Return the data exactly, with all pictures removed.

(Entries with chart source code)
================

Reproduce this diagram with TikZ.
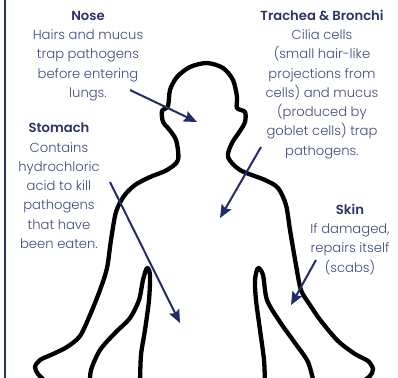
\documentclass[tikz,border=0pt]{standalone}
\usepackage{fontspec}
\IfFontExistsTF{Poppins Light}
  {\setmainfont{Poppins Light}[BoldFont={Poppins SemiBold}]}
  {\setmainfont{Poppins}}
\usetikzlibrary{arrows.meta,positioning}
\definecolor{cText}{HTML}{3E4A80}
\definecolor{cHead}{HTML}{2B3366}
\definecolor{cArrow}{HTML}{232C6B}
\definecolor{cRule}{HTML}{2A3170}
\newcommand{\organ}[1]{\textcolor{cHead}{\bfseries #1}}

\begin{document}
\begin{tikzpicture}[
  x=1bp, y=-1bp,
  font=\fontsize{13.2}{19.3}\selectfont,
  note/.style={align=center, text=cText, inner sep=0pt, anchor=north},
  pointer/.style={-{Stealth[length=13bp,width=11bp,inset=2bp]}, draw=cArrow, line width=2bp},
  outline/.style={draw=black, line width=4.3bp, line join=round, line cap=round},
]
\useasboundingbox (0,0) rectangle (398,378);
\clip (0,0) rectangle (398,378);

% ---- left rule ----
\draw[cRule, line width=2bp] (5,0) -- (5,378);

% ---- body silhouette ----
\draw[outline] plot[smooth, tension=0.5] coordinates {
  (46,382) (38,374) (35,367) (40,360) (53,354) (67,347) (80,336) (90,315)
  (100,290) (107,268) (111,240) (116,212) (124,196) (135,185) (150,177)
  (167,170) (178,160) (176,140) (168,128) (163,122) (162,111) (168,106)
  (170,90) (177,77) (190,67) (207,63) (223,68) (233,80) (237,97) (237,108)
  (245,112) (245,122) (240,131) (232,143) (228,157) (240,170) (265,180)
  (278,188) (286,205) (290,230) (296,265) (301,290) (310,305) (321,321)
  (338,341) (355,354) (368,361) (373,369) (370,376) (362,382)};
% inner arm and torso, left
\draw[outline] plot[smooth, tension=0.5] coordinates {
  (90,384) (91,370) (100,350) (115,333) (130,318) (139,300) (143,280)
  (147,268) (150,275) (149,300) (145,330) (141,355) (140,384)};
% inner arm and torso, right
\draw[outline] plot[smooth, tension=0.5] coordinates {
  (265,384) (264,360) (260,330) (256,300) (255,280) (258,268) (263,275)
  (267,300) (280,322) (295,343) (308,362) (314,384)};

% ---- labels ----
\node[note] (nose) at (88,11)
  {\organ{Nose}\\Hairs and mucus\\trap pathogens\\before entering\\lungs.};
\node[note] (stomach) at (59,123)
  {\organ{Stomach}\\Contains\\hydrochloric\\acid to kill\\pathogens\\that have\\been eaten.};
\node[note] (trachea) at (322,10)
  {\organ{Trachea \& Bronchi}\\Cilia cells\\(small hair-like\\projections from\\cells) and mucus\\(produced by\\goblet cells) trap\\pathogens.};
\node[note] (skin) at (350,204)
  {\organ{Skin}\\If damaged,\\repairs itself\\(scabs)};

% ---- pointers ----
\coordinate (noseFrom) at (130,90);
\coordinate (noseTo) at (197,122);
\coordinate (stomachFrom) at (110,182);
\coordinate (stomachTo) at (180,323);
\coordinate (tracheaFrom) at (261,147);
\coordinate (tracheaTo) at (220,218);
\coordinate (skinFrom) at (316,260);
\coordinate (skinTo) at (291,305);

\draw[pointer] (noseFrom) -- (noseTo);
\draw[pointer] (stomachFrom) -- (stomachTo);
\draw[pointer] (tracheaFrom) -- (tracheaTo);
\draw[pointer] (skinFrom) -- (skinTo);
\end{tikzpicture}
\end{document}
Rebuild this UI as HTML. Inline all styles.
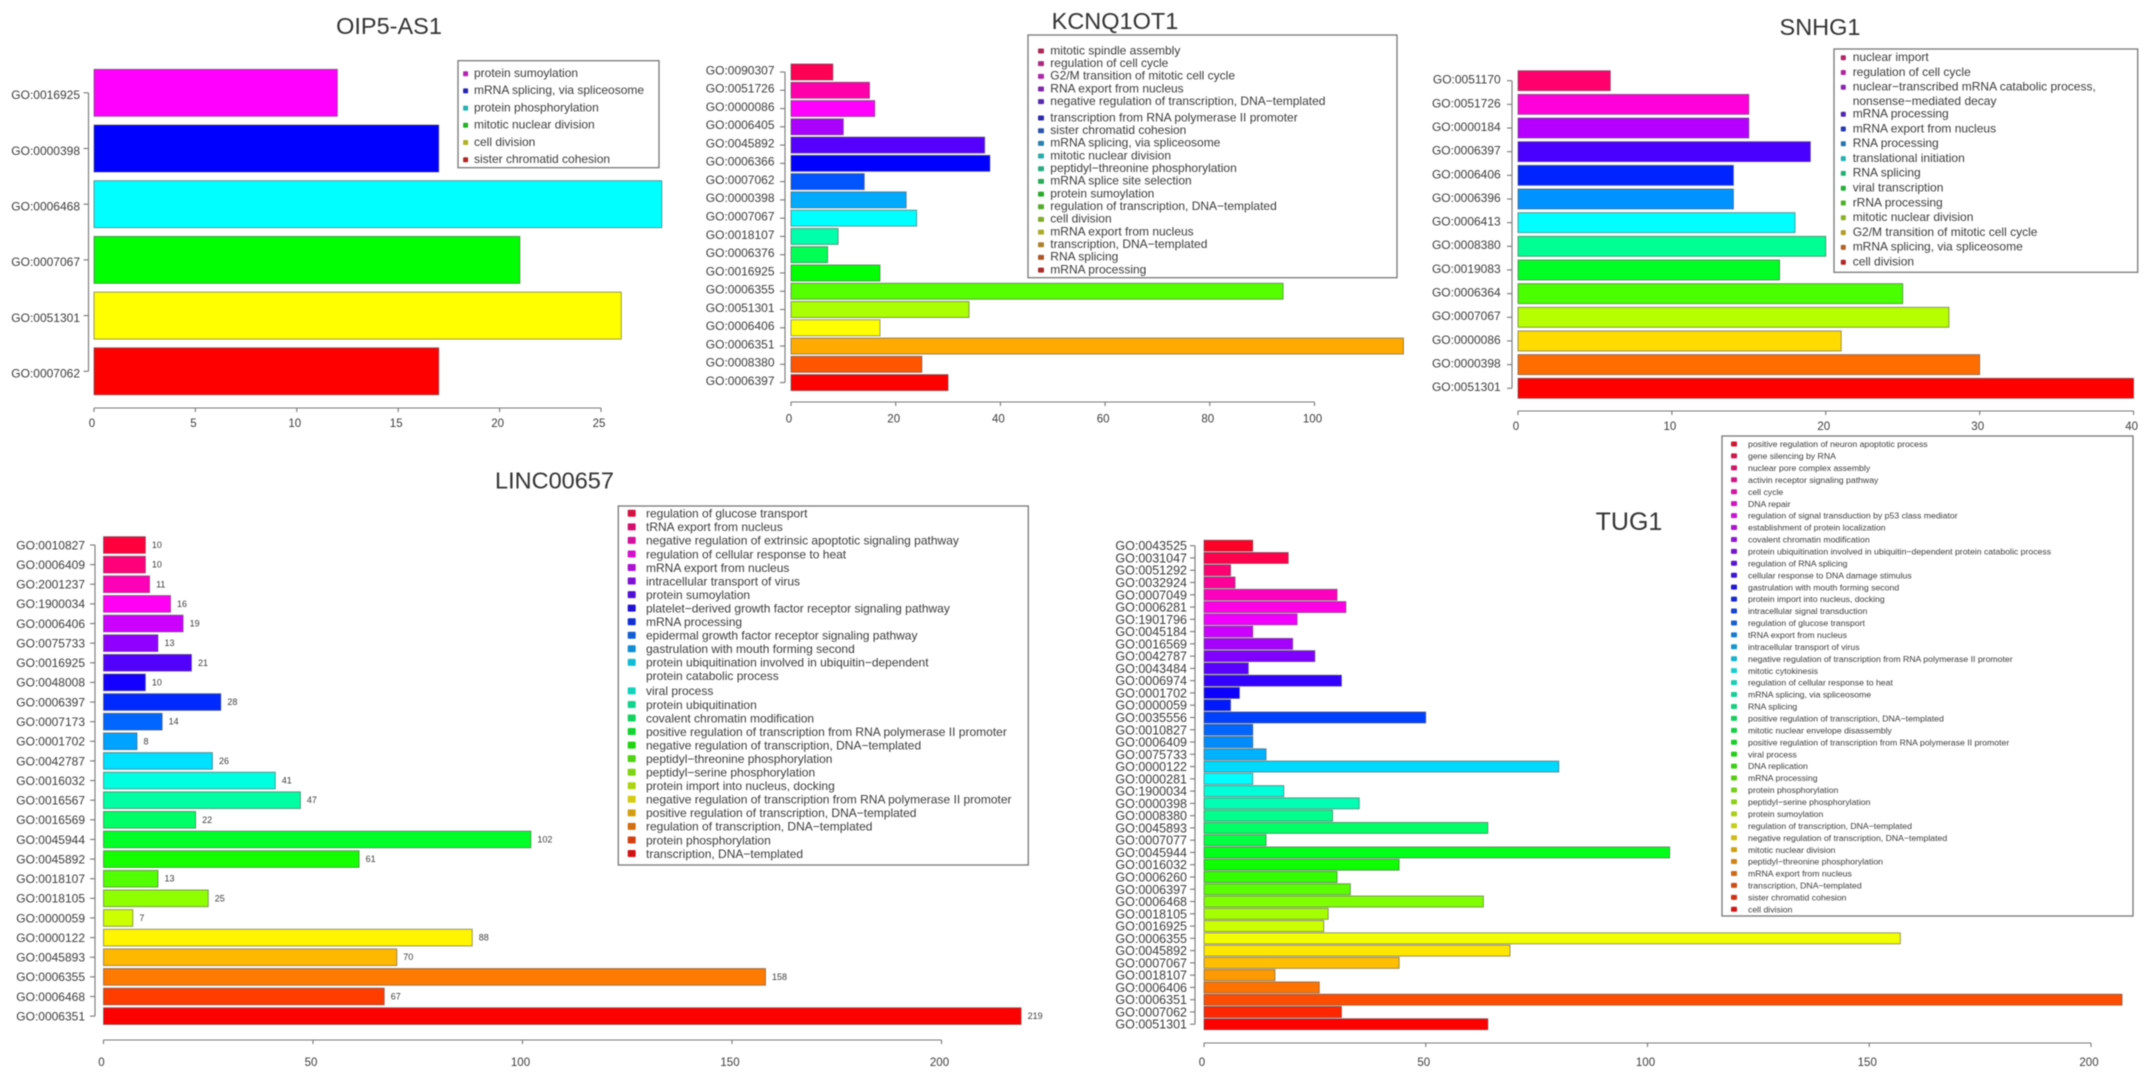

================

RESULT FOR THIS TASK:
Reproduce this diagram with TikZ.
\documentclass[tikz,border=0pt]{standalone}
\usepackage{fontspec}
\IfFontExistsTF{Poppins Light}
  {\setmainfont{Poppins Light}[BoldFont={Poppins SemiBold}]}
  {\setmainfont{Poppins}}
\usetikzlibrary{arrows.meta,positioning}
\definecolor{cText}{HTML}{3E4A80}
\definecolor{cHead}{HTML}{2B3366}
\definecolor{cArrow}{HTML}{232C6B}
\definecolor{cRule}{HTML}{2A3170}
\newcommand{\organ}[1]{\textcolor{cHead}{\bfseries #1}}

\begin{document}
\begin{tikzpicture}[
  x=1bp, y=-1bp,
  font=\fontsize{13.2}{19.3}\selectfont,
  note/.style={align=center, text=cText, inner sep=0pt, anchor=north},
  pointer/.style={-{Stealth[length=13bp,width=11bp,inset=2bp]}, draw=cArrow, line width=2bp},
  outline/.style={draw=black, line width=4.3bp, line join=round, line cap=round},
]
\useasboundingbox (0,0) rectangle (398,378);
\clip (0,0) rectangle (398,378);

% ---- left rule ----
\draw[cRule, line width=2bp] (5,0) -- (5,378);

% ---- body silhouette ----
\draw[outline] plot[smooth, tension=0.5] coordinates {
  (46,382) (38,374) (35,367) (40,360) (53,354) (67,347) (80,336) (90,315)
  (100,290) (107,268) (111,240) (116,212) (124,196) (135,185) (150,177)
  (167,170) (178,160) (176,140) (168,128) (163,122) (162,111) (168,106)
  (170,90) (177,77) (190,67) (207,63) (223,68) (233,80) (237,97) (237,108)
  (245,112) (245,122) (240,131) (232,143) (228,157) (240,170) (265,180)
  (278,188) (286,205) (290,230) (296,265) (301,290) (310,305) (321,321)
  (338,341) (355,354) (368,361) (373,369) (370,376) (362,382)};
% inner arm and torso, left
\draw[outline] plot[smooth, tension=0.5] coordinates {
  (90,384) (91,370) (100,350) (115,333) (130,318) (139,300) (143,280)
  (147,268) (150,275) (149,300) (145,330) (141,355) (140,384)};
% inner arm and torso, right
\draw[outline] plot[smooth, tension=0.5] coordinates {
  (265,384) (264,360) (260,330) (256,300) (255,280) (258,268) (263,275)
  (267,300) (280,322) (295,343) (308,362) (314,384)};

% ---- labels ----
\node[note] (nose) at (88,11)
  {\organ{Nose}\\Hairs and mucus\\trap pathogens\\before entering\\lungs.};
\node[note] (stomach) at (59,123)
  {\organ{Stomach}\\Contains\\hydrochloric\\acid to kill\\pathogens\\that have\\been eaten.};
\node[note] (trachea) at (322,10)
  {\organ{Trachea \& Bronchi}\\Cilia cells\\(small hair-like\\projections from\\cells) and mucus\\(produced by\\goblet cells) trap\\pathogens.};
\node[note] (skin) at (350,204)
  {\organ{Skin}\\If damaged,\\repairs itself\\(scabs)};

% ---- pointers ----
\coordinate (noseFrom) at (130,90);
\coordinate (noseTo) at (197,122);
\coordinate (stomachFrom) at (110,182);
\coordinate (stomachTo) at (180,323);
\coordinate (tracheaFrom) at (261,147);
\coordinate (tracheaTo) at (220,218);
\coordinate (skinFrom) at (316,260);
\coordinate (skinTo) at (291,305);

\draw[pointer] (noseFrom) -- (noseTo);
\draw[pointer] (stomachFrom) -- (stomachTo);
\draw[pointer] (tracheaFrom) -- (tracheaTo);
\draw[pointer] (skinFrom) -- (skinTo);
\end{tikzpicture}
\end{document}
Rebuild this UI as HTML. Inline all styles.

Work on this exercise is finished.